## [COLLECTED DATA]
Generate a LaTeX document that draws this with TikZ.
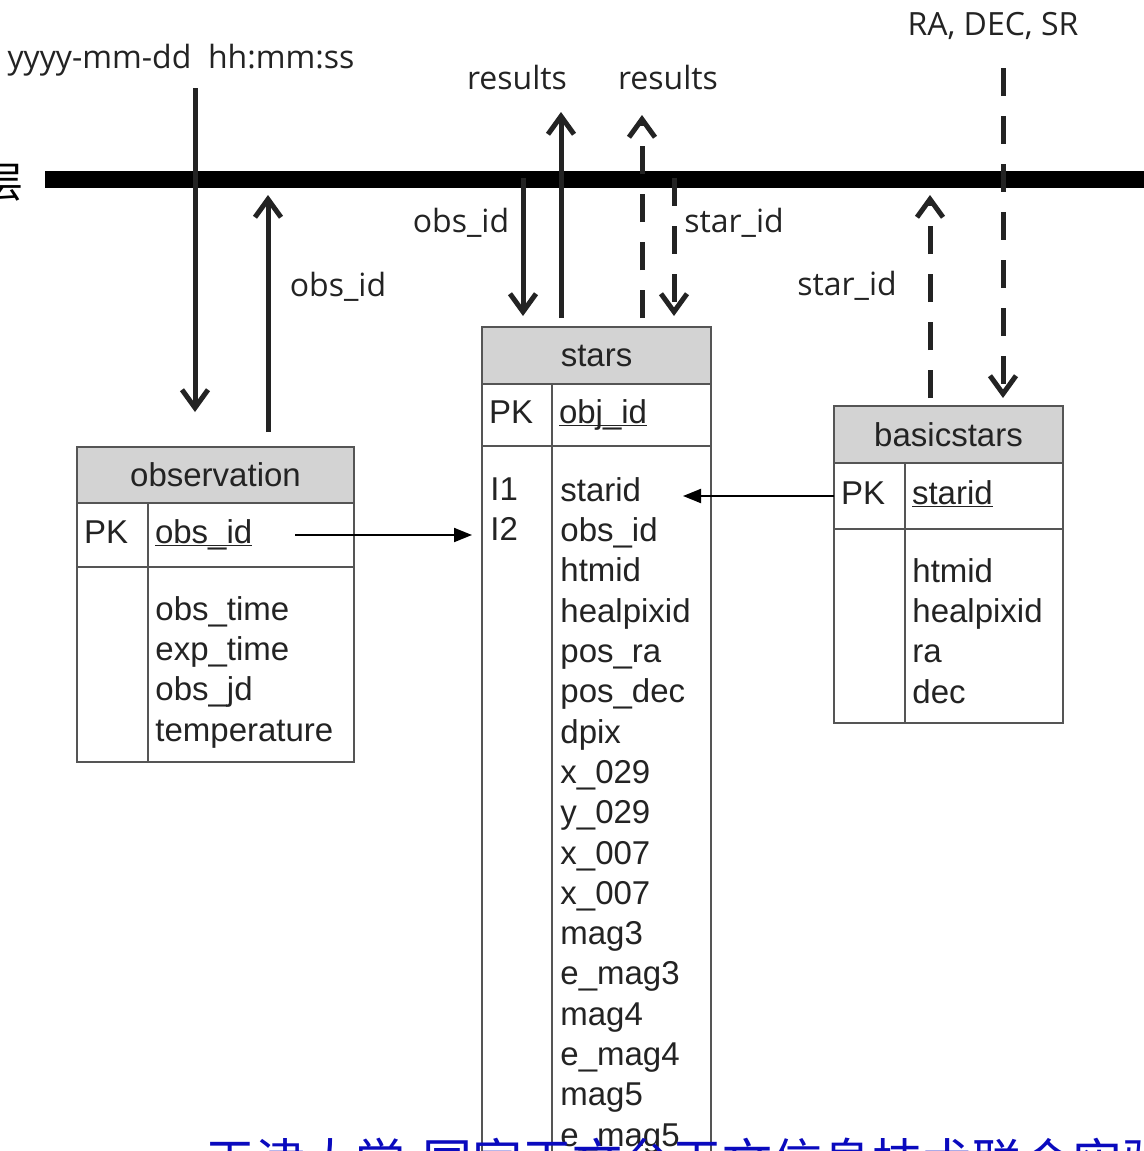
\documentclass[tikz,border=0pt]{standalone}
\usepackage{fontspec}
\usepackage{xcolor}
\usepackage{tikz}
\usetikzlibrary{arrows.meta}
\usetikzlibrary{positioning}
\setmainfont{Liberation Sans}
\newfontfamily\lblfont{Open Sans}
\newfontfamily\cjkfont{Noto Sans CJK SC}
\definecolor{tblline}{RGB}{85,85,85}
\definecolor{headfill}{RGB}{211,211,211}
\definecolor{txtdark}{RGB}{35,35,35}
\definecolor{wmblue}{RGB}{10,10,190}
\newcommand{\pkey}[1]{\underline{\smash{#1}}}
\tikzset{
    cell/.style = {draw=tblline, line width=1.2pt, inner sep=0pt, outer sep=0pt, anchor=north west, text=txtdark, font=\fontsize{16.5}{20.15}\selectfont},
    headcell/.style = {cell, fill=headfill},
    keycell/.style = {cell, align=left, inner xsep=3.5pt, text height=12pt, text depth=4pt},
    fldlist/.style = {anchor=north west, inner sep=0pt, align=left, text=txtdark, font=\fontsize{16.5}{20.15}\selectfont},
    lbl/.style = {anchor=base, inner sep=0pt, text=txtdark, font=\lblfont\fontsize{16}{19}\selectfont}
}
\tikzset{
    bus/.style = {line width=8.5pt, draw=black},
    flow/.style = {line width=2.5pt, draw=txtdark, -{Straight Barb[length=9pt,width=13pt]}},
    dflow/.style = {flow, dash pattern=on 14pt off 10pt},
    fk/.style = {line width=1pt, draw=black, -{Triangle[length=9pt,width=7pt]}}
}

\begin{document}
\begin{tikzpicture}[x=0.5pt, y=-0.5pt]
    \useasboundingbox (0,0) rectangle (1144,1151);
    \fill[white] (0,0) rectangle (1144,1151);

    % interface bar
    \coordinate (busL) at (45,179);
    \coordinate (busR) at (1160,179);
    \draw[bus] (busL) -- (busR);
    \node[anchor=base east, inner sep=0pt, font=\cjkfont\fontsize{21}{21}\selectfont] (layer) at (24,197) {层};

    % observation
    \node[headcell, minimum width=138.5pt, minimum height=28pt] (obs-head) at (77,447) {observation};
    \node[keycell, text width=28.5pt, minimum height=32pt] (obs-pkkey) at (obs-head.south west) {PK};
    \node[keycell, text width=96pt, minimum height=32pt] (obs-pkfld) at (obs-pkkey.north east) {\pkey{obs\_id}};
    \node[cell, minimum width=35.5pt, minimum height=97.5pt] (obs-key) at (obs-pkkey.south west) {};
    \node[cell, minimum width=103pt, minimum height=97.5pt] (obs-fld) at (obs-key.north east) {};
    \node[fldlist] (obs-list) at (155,596) {obs\_time\\exp\_time\\obs\_jd\\temperature};

    % stars
    \node[headcell, minimum width=114.5pt, minimum height=28.5pt] (stars-head) at (482,327) {stars};
    \node[keycell, text width=28pt, minimum height=31pt] (stars-pkkey) at (stars-head.south west) {PK};
    \node[keycell, text width=72.5pt, minimum height=31pt] (stars-pkfld) at (stars-pkkey.north east) {\pkey{obj\_id}};
    \node[cell, minimum width=35pt, minimum height=380pt] (stars-key) at (stars-pkkey.south west) {};
    \node[cell, minimum width=79.5pt, minimum height=380pt] (stars-fld) at (stars-key.north east) {};
    \node[fldlist] (stars-ix) at (490,477) {I1\\I2};
    \node[fldlist] (stars-list) at (560,477) {starid\\obs\_id\\htmid\\healpixid\\pos\_ra\\pos\_dec\\dpix\\x\_029\\y\_029\\x\_007\\x\_007\\mag3\\e\_mag3\\mag4\\e\_mag4\\mag5\\e\_mag5};

    % basicstars
    \node[headcell, minimum width=114.5pt, minimum height=28.5pt] (basic-head) at (834,406) {basicstars};
    \node[keycell, text width=28.5pt, minimum height=33pt] (basic-pkkey) at (basic-head.south west) {PK};
    \node[keycell, text width=72pt, minimum height=33pt] (basic-pkfld) at (basic-pkkey.north east) {\pkey{starid}};
    \node[cell, minimum width=35.5pt, minimum height=97pt] (basic-key) at (basic-pkkey.south west) {};
    \node[cell, minimum width=79pt, minimum height=97pt] (basic-fld) at (basic-key.north east) {};
    \node[fldlist] (basic-list) at (912,558) {htmid\\healpixid\\ra\\dec};

    % foreign keys
    \coordinate (obs-out) at (295,535);
    \draw[fk] (obs-out) -- ([xshift=-5pt]obs-out -| stars-key.west);
    \draw[fk] (basic-pkkey.west) -- ([xshift=-14pt]basic-pkkey.west -| stars-fld.east);

    % labels
    \node[lbl] (ts-lbl) at (181,68) {yyyy-mm-dd\ \ hh:mm:ss};
    \node[lbl] (res-a) at (517,89) {results};
    \node[lbl] (res-b) at (668,89) {results};
    \node[lbl] (radec) at (993,35) {RA, DEC, SR};
    \node[lbl] (obsid-a) at (338,296) {obs\_id};
    \node[lbl] (obsid-b) at (461,232) {obs\_id};
    \node[lbl] (starid-a) at (734,232) {star\_id};
    \node[lbl] (starid-b) at (847,295) {star\_id};

    % flows through the bar
    \coordinate (ts-in) at (195,88);
    \coordinate (ts-out) at (195,412);
    \coordinate (obs-up) at (268,432);
    \coordinate (obs-top) at (268,195);
    \coordinate (sq-in) at (523,178);
    \coordinate (sq-out) at (523,316);
    \coordinate (res-in) at (561,318);
    \coordinate (res-out) at (561,112);
    \coordinate (dres-in) at (642,318);
    \coordinate (dres-out) at (642,115);
    \coordinate (dsq-in) at (674,178);
    \coordinate (dsq-out) at (674,316);
    \coordinate (bs-in) at (930,398);
    \coordinate (bs-out) at (930,195);
    \coordinate (cone-in) at (1003,68);
    \coordinate (cone-out) at (1003,398);
    \draw[flow] (ts-in) -- (ts-out);
    \draw[flow] (obs-up) -- (obs-top);
    \draw[flow] (sq-in) -- (sq-out);
    \draw[flow] (res-in) -- (res-out);
    \draw[dflow] (dres-in) -- (dres-out);
    \draw[dflow] (dsq-in) -- (dsq-out);
    \draw[dflow] (bs-in) -- (bs-out);
    \draw[dflow] (cone-in) -- (cone-out);

    % watermark
    \node[anchor=base west, inner sep=0pt, text=wmblue, font=\cjkfont\fontsize{25}{25}\selectfont] (lab) at (205,1180) {天津大学-国家天文台天文信息技术联合实验室};
\end{tikzpicture}
\end{document}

## [WORK TO BE COMPLETED]
Leave out the pictures and retype every line above exactly.

## [SOLUTION TO THE PROBLEM]
Generate a LaTeX document that draws this with TikZ.
\documentclass[tikz,border=0pt]{standalone}
\usepackage{fontspec}
\usepackage{xcolor}
\usepackage{tikz}
\usetikzlibrary{arrows.meta}
\usetikzlibrary{positioning}
\setmainfont{Liberation Sans}
\newfontfamily\lblfont{Open Sans}
\newfontfamily\cjkfont{Noto Sans CJK SC}
\definecolor{tblline}{RGB}{85,85,85}
\definecolor{headfill}{RGB}{211,211,211}
\definecolor{txtdark}{RGB}{35,35,35}
\definecolor{wmblue}{RGB}{10,10,190}
\newcommand{\pkey}[1]{\underline{\smash{#1}}}
\tikzset{
    cell/.style = {draw=tblline, line width=1.2pt, inner sep=0pt, outer sep=0pt, anchor=north west, text=txtdark, font=\fontsize{16.5}{20.15}\selectfont},
    headcell/.style = {cell, fill=headfill},
    keycell/.style = {cell, align=left, inner xsep=3.5pt, text height=12pt, text depth=4pt},
    fldlist/.style = {anchor=north west, inner sep=0pt, align=left, text=txtdark, font=\fontsize{16.5}{20.15}\selectfont},
    lbl/.style = {anchor=base, inner sep=0pt, text=txtdark, font=\lblfont\fontsize{16}{19}\selectfont}
}
\tikzset{
    bus/.style = {line width=8.5pt, draw=black},
    flow/.style = {line width=2.5pt, draw=txtdark, -{Straight Barb[length=9pt,width=13pt]}},
    dflow/.style = {flow, dash pattern=on 14pt off 10pt},
    fk/.style = {line width=1pt, draw=black, -{Triangle[length=9pt,width=7pt]}}
}

\begin{document}
\begin{tikzpicture}[x=0.5pt, y=-0.5pt]
    \useasboundingbox (0,0) rectangle (1144,1151);
    \fill[white] (0,0) rectangle (1144,1151);

    % interface bar
    \coordinate (busL) at (45,179);
    \coordinate (busR) at (1160,179);
    \draw[bus] (busL) -- (busR);
    \node[anchor=base east, inner sep=0pt, font=\cjkfont\fontsize{21}{21}\selectfont] (layer) at (24,197) {层};

    % observation
    \node[headcell, minimum width=138.5pt, minimum height=28pt] (obs-head) at (77,447) {observation};
    \node[keycell, text width=28.5pt, minimum height=32pt] (obs-pkkey) at (obs-head.south west) {PK};
    \node[keycell, text width=96pt, minimum height=32pt] (obs-pkfld) at (obs-pkkey.north east) {\pkey{obs\_id}};
    \node[cell, minimum width=35.5pt, minimum height=97.5pt] (obs-key) at (obs-pkkey.south west) {};
    \node[cell, minimum width=103pt, minimum height=97.5pt] (obs-fld) at (obs-key.north east) {};
    \node[fldlist] (obs-list) at (155,596) {obs\_time\\exp\_time\\obs\_jd\\temperature};

    % stars
    \node[headcell, minimum width=114.5pt, minimum height=28.5pt] (stars-head) at (482,327) {stars};
    \node[keycell, text width=28pt, minimum height=31pt] (stars-pkkey) at (stars-head.south west) {PK};
    \node[keycell, text width=72.5pt, minimum height=31pt] (stars-pkfld) at (stars-pkkey.north east) {\pkey{obj\_id}};
    \node[cell, minimum width=35pt, minimum height=380pt] (stars-key) at (stars-pkkey.south west) {};
    \node[cell, minimum width=79.5pt, minimum height=380pt] (stars-fld) at (stars-key.north east) {};
    \node[fldlist] (stars-ix) at (490,477) {I1\\I2};
    \node[fldlist] (stars-list) at (560,477) {starid\\obs\_id\\htmid\\healpixid\\pos\_ra\\pos\_dec\\dpix\\x\_029\\y\_029\\x\_007\\x\_007\\mag3\\e\_mag3\\mag4\\e\_mag4\\mag5\\e\_mag5};

    % basicstars
    \node[headcell, minimum width=114.5pt, minimum height=28.5pt] (basic-head) at (834,406) {basicstars};
    \node[keycell, text width=28.5pt, minimum height=33pt] (basic-pkkey) at (basic-head.south west) {PK};
    \node[keycell, text width=72pt, minimum height=33pt] (basic-pkfld) at (basic-pkkey.north east) {\pkey{starid}};
    \node[cell, minimum width=35.5pt, minimum height=97pt] (basic-key) at (basic-pkkey.south west) {};
    \node[cell, minimum width=79pt, minimum height=97pt] (basic-fld) at (basic-key.north east) {};
    \node[fldlist] (basic-list) at (912,558) {htmid\\healpixid\\ra\\dec};

    % foreign keys
    \coordinate (obs-out) at (295,535);
    \draw[fk] (obs-out) -- ([xshift=-5pt]obs-out -| stars-key.west);
    \draw[fk] (basic-pkkey.west) -- ([xshift=-14pt]basic-pkkey.west -| stars-fld.east);

    % labels
    \node[lbl] (ts-lbl) at (181,68) {yyyy-mm-dd\ \ hh:mm:ss};
    \node[lbl] (res-a) at (517,89) {results};
    \node[lbl] (res-b) at (668,89) {results};
    \node[lbl] (radec) at (993,35) {RA, DEC, SR};
    \node[lbl] (obsid-a) at (338,296) {obs\_id};
    \node[lbl] (obsid-b) at (461,232) {obs\_id};
    \node[lbl] (starid-a) at (734,232) {star\_id};
    \node[lbl] (starid-b) at (847,295) {star\_id};

    % flows through the bar
    \coordinate (ts-in) at (195,88);
    \coordinate (ts-out) at (195,412);
    \coordinate (obs-up) at (268,432);
    \coordinate (obs-top) at (268,195);
    \coordinate (sq-in) at (523,178);
    \coordinate (sq-out) at (523,316);
    \coordinate (res-in) at (561,318);
    \coordinate (res-out) at (561,112);
    \coordinate (dres-in) at (642,318);
    \coordinate (dres-out) at (642,115);
    \coordinate (dsq-in) at (674,178);
    \coordinate (dsq-out) at (674,316);
    \coordinate (bs-in) at (930,398);
    \coordinate (bs-out) at (930,195);
    \coordinate (cone-in) at (1003,68);
    \coordinate (cone-out) at (1003,398);
    \draw[flow] (ts-in) -- (ts-out);
    \draw[flow] (obs-up) -- (obs-top);
    \draw[flow] (sq-in) -- (sq-out);
    \draw[flow] (res-in) -- (res-out);
    \draw[dflow] (dres-in) -- (dres-out);
    \draw[dflow] (dsq-in) -- (dsq-out);
    \draw[dflow] (bs-in) -- (bs-out);
    \draw[dflow] (cone-in) -- (cone-out);

    % watermark
    \node[anchor=base west, inner sep=0pt, text=wmblue, font=\cjkfont\fontsize{25}{25}\selectfont] (lab) at (205,1180) {天津大学-国家天文台天文信息技术联合实验室};
\end{tikzpicture}
\end{document}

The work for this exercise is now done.